Teams with talent and ball movement have always had more success. This wasn't invented with zone and hand checking rules. There was always the strong side trap and weak side zone, know as hedging.
Hedging is a defensive attack against the PNR. You couldn't play a weakside zone before 2004 without getting an illegal defense call. That meant when you doubled the ball you HAD to leave a guy open, hence much fewer double teams. Even then the double had to come after the ball's arrival.
This is no small point. It completely changes the game and the way it is played. I watch so many games during the offseason, though not quite as many as during the season. Watching the games from the 90s is only marginally better than watching college hoops. It is just so vanilla that it hurts.

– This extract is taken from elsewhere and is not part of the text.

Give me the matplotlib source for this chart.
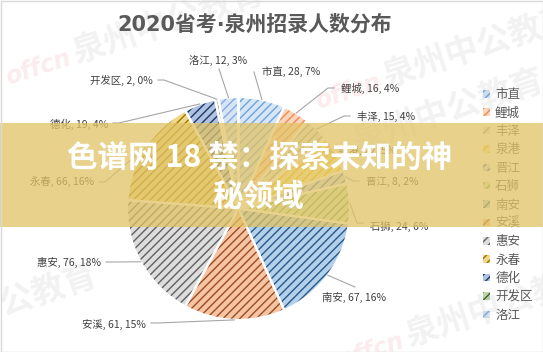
import numpy as np
import matplotlib.pyplot as plt
from matplotlib.patches import Patch, Rectangle

plt.rcParams['font.family'] = ['Noto Sans CJK SC', 'DejaVu Sans']
plt.rcParams['hatch.linewidth'] = 1.0

# data (泉港 is hidden under the banner, estimated)
regions = ['市直', '鲤城', '丰泽', '泉港', '晋江', '石狮', '南安',
           '安溪', '惠安', '永春', '德化', '开发区', '洛江']
counts = [28, 16, 15, 22, 8, 24, 67, 61, 76, 66, 19, 2, 12]
pcts = [7, 4, 4, 5, 2, 6, 16, 15, 18, 16, 4, 0, 3]

# pattern colours: (background, hatch)
face_cols = ['#D6E6F6', '#FAD6BE', '#E6E6E6', '#FFEBB0', '#D0DCF0', '#D8EACB', '#B4D1EC',
             '#F6C4A2', '#DDDDDD', '#F0D88A', '#AFC2E3', '#BCD6A9', '#D6E4F5']
hatch_cols = ['#6FA3DB', '#EE8A4E', '#A0A0A0', '#F5B800', '#3F69B5', '#65A13F', '#285888',
              '#984C24', '#606060', '#9C7400', '#1D3862', '#3C5E26', '#82ABDF']

W, H = 543, 352
cx, cy, R = 238.5, 208.5, 111.5   # pie centre / radius in pixels

# label layout, pixel coords: text x, text y, ha, attach x, attach y, stub
lab_pos = [(262, 72, 'left', 254, 72, 0),
           (341, 88, 'left', 334, 88, 6),
           (357, 116, 'left', 350, 116, 6),
           (338, 150, 'left', 331, 150, 6),
           (366, 182, 'left', 359, 181, 6),
           (370, 226, 'left', 363, 223, 6),
           (322, 297, 'left', 355, 287, 0),
           (146, 324, 'right', 151, 323, 6),
           (101, 262, 'right', 106, 262, 6),
           (94, 182, 'right', 99, 182, 6),
           (108, 124, 'right', 113, 123, 6),
           (153, 80, 'right', 158, 80, 6),
           (218, 61, 'center', 219, 69, 0)]

# faint "offcn 泉州中公教育" watermark anchors (pixels)
wm_pos = [(72, 64), (382, 88), (352, 152), (-95, 347), (405, 347)]

fig = plt.figure(figsize=(W / 100, H / 100), dpi=100)
ax = fig.add_axes([0, 0, 1, 1])

wedges, _ = ax.pie(counts, startangle=90, counterclock=False,
                   center=(cx, H - cy), radius=R)
for w, fc, hc in zip(wedges, face_cols, hatch_cols):
    w.set_facecolor(fc)
    w.set_edgecolor(hc)
    w.set_hatch('////')
    w.set_linewidth(0)
# white gaps between slices
ax.pie(counts, startangle=90, counterclock=False, center=(cx, H - cy), radius=R,
       colors=['none'] * len(counts), wedgeprops=dict(edgecolor='white', linewidth=1.6))

total = sum(counts)
ang0 = 90.0
for name, v, p, lp in zip(regions, counts, pcts, lab_pos):
    sweep = v / total * 360
    mid = np.radians(ang0 - sweep / 2)
    ang0 -= sweep
    ex, ey = cx + R * np.cos(mid), H - cy + R * np.sin(mid)
    tx, ty, ha, axp, ayp, stub = lp
    sx = axp - stub if ha == 'left' else axp + stub
    ax.plot([ex, sx, axp], [ey, H - ayp, H - ayp], color='#A6A6A6', lw=0.8, zorder=3)
    ax.text(tx, H - ty, f'{name}, {v}, {p}%', ha=ha, va='center',
            fontsize=7.5, color='#404040', zorder=4)

ax.text(255, H - 25, '2020省考·泉州招录人数分布', ha='center', va='center',
        fontsize=15, fontweight='bold', color='#595959',
        family=['DejaVu Sans', 'Noto Sans CJK SC'])

handles = [Patch(facecolor=fc, edgecolor=hc, hatch='////', linewidth=0)
           for fc, hc in zip(face_cols, hatch_cols)]
leg = ax.legend(handles, regions, loc='upper left', bbox_to_anchor=(477 / W, 1 - 82 / H),
                frameon=False, fontsize=9, handlelength=0.55, handleheight=0.55,
                handletextpad=0.4, labelspacing=0.43, borderpad=0)
for t in leg.get_texts():
    t.set_color('#595959')

# watermark
for wx, wy in wm_pos:
    ax.text(wx, H - wy, 'offcn', ha='right', va='baseline', rotation=18,
            rotation_mode='anchor', fontsize=17, fontweight='bold', style='italic',
            color='#E04848', alpha=0.10, family='DejaVu Sans', zorder=6)
    ax.text(wx + 4, H - wy, '泉州中公教育', ha='left', va='baseline', rotation=18,
            rotation_mode='anchor', fontsize=24, fontweight='bold',
            color='#808080', alpha=0.10, zorder=6)

# banner overlay
ax.add_patch(Rectangle((0, H - 227), W, 104, facecolor='#E1C365', alpha=0.75,
                       edgecolor='none', zorder=10))
ax.text(260, H - 158, '色谱网 18 禁：探索未知的神', ha='center', va='center',
        fontsize=22, fontweight='bold', color='white', zorder=11)
ax.text(258, H - 197, '秘领域', ha='center', va='center',
        fontsize=22, fontweight='bold', color='white', zorder=11)

ax.add_patch(Rectangle((0.5, 0.5), W - 1, H - 1, fill=False, edgecolor='#D9D9D9', lw=1, zorder=12))

ax.set_xlim(0, W)
ax.set_ylim(0, H)
ax.set_aspect('auto')
ax.axis('off')
fig.savefig('out.png', dpi=100)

I'm not sure what motivates your marginalization of Jordan and his years vs. current years/rules/players, other than apparent ignorance of his years. He also used to take much more of an @ss-kicking physically, while today it's a flagrant 2 on lebron if you make him pay for a layup, as he wipes the tears, of course.
Watch some of the old Bulls games. I do. I ADORE Dennis Rodman. He is one of my all time favorites and a man with no peers when it comes to the things he did well. During those games, and I noticed this being an NBA junkie back then, Jordan gets more preferential treatment from the refs than anybody. They won't dare T him up when he gets in their face over a call, but have no problem T'ing up other guys.
The Jordan Rules were used to successfully corral him as the Pistons won a couple titles. That is the closest thing you will see to a modern defense, but the help is always waaaaaaaaaay late compared to today's game. Because the help comes so late there are Bulls players wide open all the time, but Jordan being Jordan wasn't really going to pass.
Lebron is a great player, and perhaps 'the greatest' in bringing a package that he brings, but no where should that suggest he's automatically on par with Jordan on offense, which is beyond laughable.
If you mean scoring to be offense, then you are probably right. Jordan was one of the best scorers the game has seen. There is more to being an offensive player than scoring points, ask Steve Nash. Jordan was an elite defender too, though more often than not Pippen was guarding the best wing opponent. From an efficiency standpoint Jordan isn't even in the same room. Scoring two more points a game on 5 to 6 more shots doesn't impress me. Shooting below 30% on threes doesn't impress me.
Again, maybe in this era he would have adapted his game, but given Jordan's stubborness I would find it just as likely that he wouldn't and that his game was just perfectly suited for his era. No different than Lebron's game being perfectly suited for this era.